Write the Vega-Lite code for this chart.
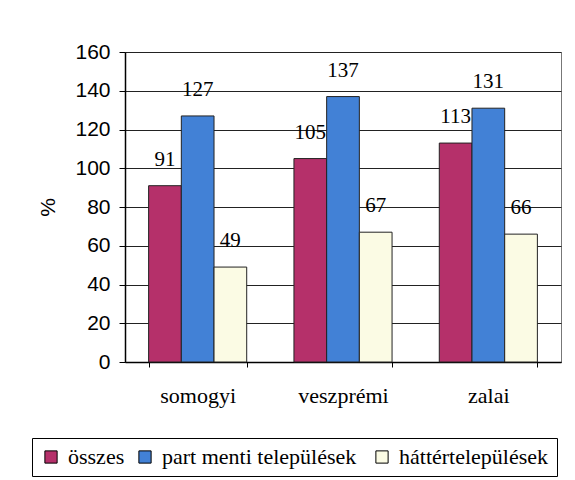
{
  "$schema": "https://vega.github.io/schema/vega-lite/v6.json",
  "width": 436,
  "height": 310,
  "autosize": {"type": "none"},
  "padding": {"left": 125, "top": 52, "right": 14, "bottom": 118},
  "background": "white",
  "config": {
    "view": {"stroke": "#777777", "strokeWidth": 1},
    "legend": {"labelFont": "Liberation Serif", "labelFontSize": 22}
  },
  "data": {
    "values": [
      {"region": "somogyi", "series": "összes", "value": 91},
      {"region": "somogyi", "series": "part menti  települések", "value": 127},
      {"region": "somogyi", "series": "háttértelepülések", "value": 49},
      {"region": "veszprémi", "series": "összes", "value": 105},
      {"region": "veszprémi", "series": "part menti  települések", "value": 137},
      {"region": "veszprémi", "series": "háttértelepülések", "value": 67},
      {"region": "zalai", "series": "összes", "value": 113},
      {"region": "zalai", "series": "part menti  települések", "value": 131},
      {"region": "zalai", "series": "háttértelepülések", "value": 66}
    ]
  },
  "encoding": {
    "x": {
      "field": "region",
      "type": "nominal",
      "sort": null,
      "scale": {"paddingInner": 0.325, "paddingOuter": 0.1625},
      "axis": {
        "title": null,
        "labelAngle": 0,
        "labelFont": "Liberation Serif",
        "labelFontSize": 22,
        "labelColor": "black",
        "labelPadding": 18,
        "tickBand": "extent",
        "tickSize": 5,
        "tickColor": "black",
        "domainColor": "black",
        "domainWidth": 1.5
      }
    },
    "xOffset": {
      "field": "series",
      "type": "nominal",
      "sort": ["összes", "part menti  települések", "háttértelepülések"]
    },
    "y": {
      "field": "value",
      "type": "quantitative",
      "scale": {"domain": [0, 160], "nice": false},
      "axis": {
        "title": "%",
        "titleFont": "Liberation Sans",
        "titleFontSize": 21,
        "titleFontWeight": "normal",
        "titleColor": "black",
        "titlePadding": 16,
        "values": [0, 20, 40, 60, 80, 100, 120, 140, 160],
        "labelFont": "Liberation Sans",
        "labelFontSize": 21,
        "labelColor": "black",
        "labelPadding": 9,
        "tickSize": 6,
        "tickColor": "black",
        "domainColor": "black",
        "domainWidth": 1.5,
        "grid": true,
        "gridColor": "#222222",
        "gridWidth": 1
      }
    }
  },
  "layer": [
    {
      "mark": {"type": "bar", "stroke": "#222222", "strokeWidth": 1},
      "encoding": {
        "color": {
          "field": "series",
          "type": "nominal",
          "sort": ["összes", "part menti  települések", "háttértelepülések"],
          "scale": {
            "domain": ["összes", "part menti  települések", "háttértelepülések"],
            "range": ["#b5306a", "#4281d6", "#fbfbe4"]
          },
          "legend": {
            "title": null,
            "orient": "none",
            "legendX": -93,
            "legendY": 386,
            "direction": "horizontal",
            "strokeColor": "black",
            "fillColor": "white",
            "padding": 8,
            "symbolType": "square",
            "symbolSize": 150,
            "symbolStrokeColor": "black",
            "symbolStrokeWidth": 1,
            "symbolOpacity": 1,
            "labelFont": "Liberation Serif",
            "labelFontSize": 22,
            "labelColor": "black",
            "labelOffset": 6,
            "columnPadding": 9,
            "labelLimit": 400
          }
        }
      }
    },
    {
      "mark": {
        "type": "text",
        "font": "Liberation Serif",
        "fontSize": 21,
        "color": "black",
        "baseline": "alphabetic",
        "dy": -20
      },
      "encoding": {
        "text": {"field": "value", "type": "quantitative"}
      }
    }
  ]
}
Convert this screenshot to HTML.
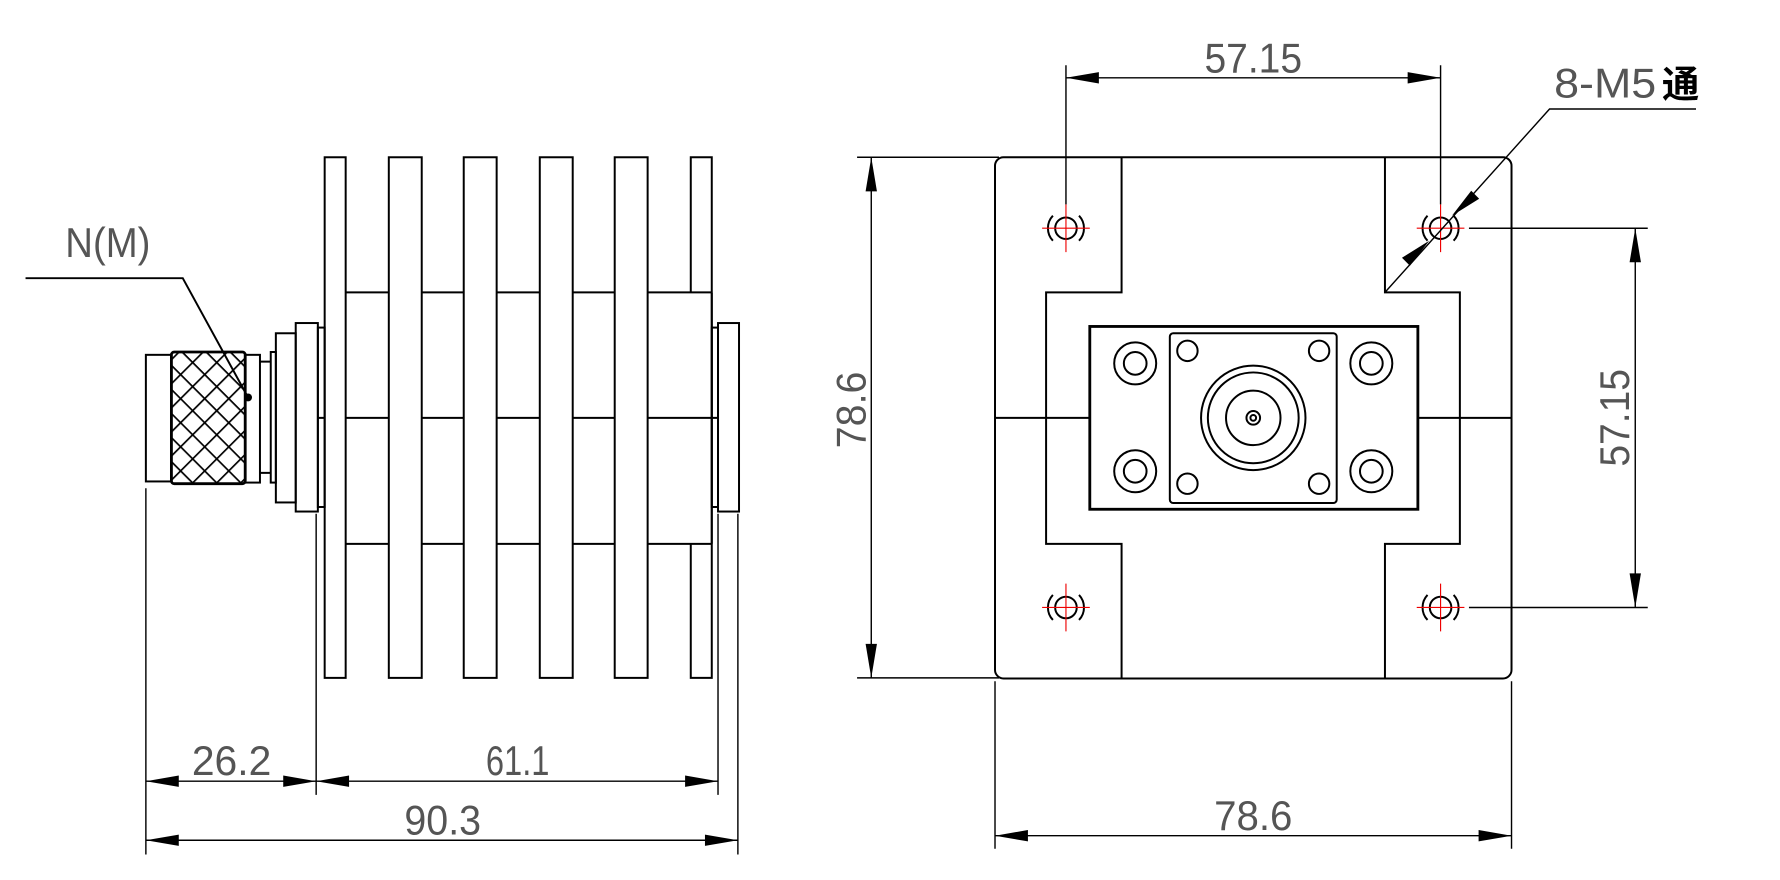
<!DOCTYPE html>
<html><head><meta charset="utf-8"><style>html,body{margin:0;padding:0;background:#fff}svg{display:block}</style></head>
<body>
<svg width="1780" height="880" viewBox="0 0 3136 1550" preserveAspectRatio="none" xmlns="http://www.w3.org/2000/svg">
<defs>
<pattern id="kn" width="30" height="30" patternUnits="userSpaceOnUse" patternTransform="rotate(45)">
<rect width="30" height="30" fill="#fff"/>
<line x1="0" y1="0" x2="30" y2="0" stroke="#000" stroke-width="6"/>
<line x1="0" y1="0" x2="0" y2="30" stroke="#000" stroke-width="6"/>
</pattern>
</defs>
<g fill="none" stroke="#000" stroke-width="3.5">
<line x1="609" y1="515" x2="1254" y2="515"/>
<line x1="609" y1="958" x2="1254" y2="958"/>
<line x1="1254" y1="515" x2="1254" y2="958"/>
<line x1="560" y1="736" x2="1265" y2="736"/>
<rect x="572" y="277" width="37" height="917" fill="#fff"/>
<rect x="685" y="277" width="58" height="917" fill="#fff"/>
<rect x="817" y="277" width="58" height="917" fill="#fff"/>
<rect x="951" y="277" width="58" height="917" fill="#fff"/>
<rect x="1083" y="277" width="58" height="917" fill="#fff"/>
<path d="M1217 515 V277 H1254 V515 M1217 958 V1194 H1254 V958"/>
<line x1="1254" y1="515" x2="1254" y2="958"/>
<rect x="560" y="577" width="12" height="316"/>
<rect x="521" y="569" width="39" height="332"/>
<rect x="486" y="587" width="35" height="298"/>
<rect x="477" y="620" width="9" height="230"/>
<path d="M458 637 H477 M458 833 H477"/>
<rect x="432" y="625" width="26" height="225"/>
<rect x="302" y="620" width="130" height="232" rx="5" fill="url(#kn)" stroke-width="5"/>
<rect x="257" y="625" width="45" height="223"/>
<rect x="1254" y="577" width="11" height="316"/>
<rect x="1265" y="569" width="37" height="332"/>
<polyline points="45,490 322,490 437,700"/>
<line x1="257" y1="860" x2="257" y2="1505" stroke-width="2.5"/>
<line x1="557" y1="905" x2="557" y2="1400" stroke-width="2.5"/>
<line x1="1265" y1="905" x2="1265" y2="1400" stroke-width="2.5"/>
<line x1="1300" y1="905" x2="1300" y2="1505" stroke-width="2.5"/>
<line x1="257" y1="1376" x2="1265" y2="1376" stroke-width="2.5"/>
<line x1="257" y1="1480" x2="1300" y2="1480" stroke-width="2.5"/>
<line x1="1535" y1="277" x2="1535" y2="1194" stroke-width="2.5"/>
<line x1="1510" y1="277" x2="1760" y2="277" stroke-width="2.5"/>
<line x1="1510" y1="1194" x2="1760" y2="1194" stroke-width="2.5"/>

<g transform="translate(1568,0)">
<rect x="185" y="277" width="910" height="918" rx="15"/>
<polyline points="408,277 408,515 275,515 275,958 408,958 408,1195"/>
<polyline points="872,277 872,515 1004,515 1004,958 872,958 872,1195"/>
<line x1="185" y1="736" x2="352" y2="736"/>
<line x1="930" y1="736" x2="1095" y2="736"/>
<rect x="352" y="575" width="578" height="322" stroke-width="5"/>
<rect x="493" y="587" width="294" height="299" rx="6"/>
<g>
<circle cx="432" cy="640" r="37"/><circle cx="432" cy="640" r="20"/>
<circle cx="432" cy="830" r="37"/><circle cx="432" cy="830" r="20"/>
<circle cx="848" cy="640" r="37"/><circle cx="848" cy="640" r="20"/>
<circle cx="848" cy="830" r="37"/><circle cx="848" cy="830" r="20"/>
<circle cx="524" cy="618" r="18"/><circle cx="756" cy="618" r="18"/>
<circle cx="524" cy="852" r="18"/><circle cx="756" cy="852" r="18"/>
<circle cx="640" cy="736" r="92"/><circle cx="640" cy="736" r="80"/>
<circle cx="640" cy="736" r="48"/><circle cx="640" cy="736" r="12"/><circle cx="640" cy="736" r="5"/>
</g>
<g>
<circle cx="310" cy="402" r="19"/><path d="M287 380 A32 32 0 0 0 287 424 M333 380 A32 32 0 0 1 333 424"/>
<circle cx="970" cy="402" r="19"/><path d="M947 380 A32 32 0 0 0 947 424 M993 380 A32 32 0 0 1 993 424"/>
<circle cx="310" cy="1070" r="19"/><path d="M287 1048 A32 32 0 0 0 287 1092 M333 1048 A32 32 0 0 1 333 1092"/>
<circle cx="970" cy="1070" r="19"/><path d="M947 1048 A32 32 0 0 0 947 1092 M993 1048 A32 32 0 0 1 993 1092"/>
</g>
<g stroke="#e00" stroke-width="2">
<path d="M268 402 H352 M310 360 V444"/>
<path d="M928 402 H1012 M970 360 V444"/>
<path d="M268 1070 H352 M310 1028 V1112"/>
<path d="M928 1070 H1012 M970 1028 V1112"/>
</g>
<g stroke-width="2.5">
<line x1="310" y1="115" x2="310" y2="360"/>
<line x1="970" y1="115" x2="970" y2="360"/>
<line x1="310" y1="137" x2="970" y2="137"/>
<line x1="1020" y1="402" x2="1335" y2="402"/>
<line x1="1020" y1="1070" x2="1335" y2="1070"/>
<line x1="1313" y1="402" x2="1313" y2="1070"/>
<line x1="185" y1="1200" x2="185" y2="1495"/>
<line x1="1095" y1="1200" x2="1095" y2="1495"/>
<line x1="185" y1="1472" x2="1095" y2="1472"/>
<polyline points="1420,192 1162,192 872,515"/>
</g>
</g>
</g>
<g fill="#000">
<circle cx="437" cy="700" r="7"/>
<polygon points="257,1376 315,1366 315,1386"/>
<polygon points="557,1376 499,1366 499,1386"/>
<polygon points="557,1376 615,1366 615,1386"/>
<polygon points="1265,1376 1207,1366 1207,1386"/>
<polygon points="257,1480 315,1470 315,1490"/>
<polygon points="1300,1480 1242,1470 1242,1490"/>
<polygon points="1535,277 1525,337 1545,337"/>
<polygon points="1535,1194 1525,1134 1545,1134"/>
<g transform="translate(1568,0)">
<polygon points="310,137 368,127 368,147"/>
<polygon points="970,137 912,127 912,147"/>
<polygon points="1313,402 1303,462 1323,462"/>
<polygon points="1313,1070 1303,1010 1323,1010"/>
<polygon points="185,1472 243,1462 243,1482"/>
<polygon points="1095,1472 1037,1462 1037,1482"/>
<polygon points="990,380 1024,336 1038,350"/>
<polygon points="950,424 916,468 902,454"/>
</g>
</g>
<g font-family="Liberation Sans, sans-serif" font-size="74" fill="#555" text-anchor="middle">
<text x="190" y="453" textLength="150" lengthAdjust="spacingAndGlyphs">N(M)</text>
<text x="408" y="1365" textLength="140" lengthAdjust="spacingAndGlyphs">26.2</text>
<text x="912" y="1365" textLength="112" lengthAdjust="spacingAndGlyphs">61.1</text>
<text x="780" y="1470" textLength="135" lengthAdjust="spacingAndGlyphs">90.3</text>
<text transform="translate(1525,722) rotate(-90)" textLength="135" lengthAdjust="spacingAndGlyphs">78.6</text>
<text x="2208" y="128" textLength="172" lengthAdjust="spacingAndGlyphs">57.15</text>
<text transform="translate(2870,736) rotate(-90)" textLength="172" lengthAdjust="spacingAndGlyphs">57.15</text>
<text x="2208" y="1462" textLength="138" lengthAdjust="spacingAndGlyphs">78.6</text>
<text x="2738" y="172" text-anchor="start" textLength="180" lengthAdjust="spacingAndGlyphs">8-M5</text>
<text x="2928" y="172" text-anchor="start" font-family="Liberation Sans, Noto Sans CJK SC, sans-serif" font-weight="bold" fill="#000" font-size="66">通</text>
</g>
</svg>
</body></html>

________________

● **Given problem**
State the count of lines holding the string "this" in the listing above, and nothing else.

● **Output**
2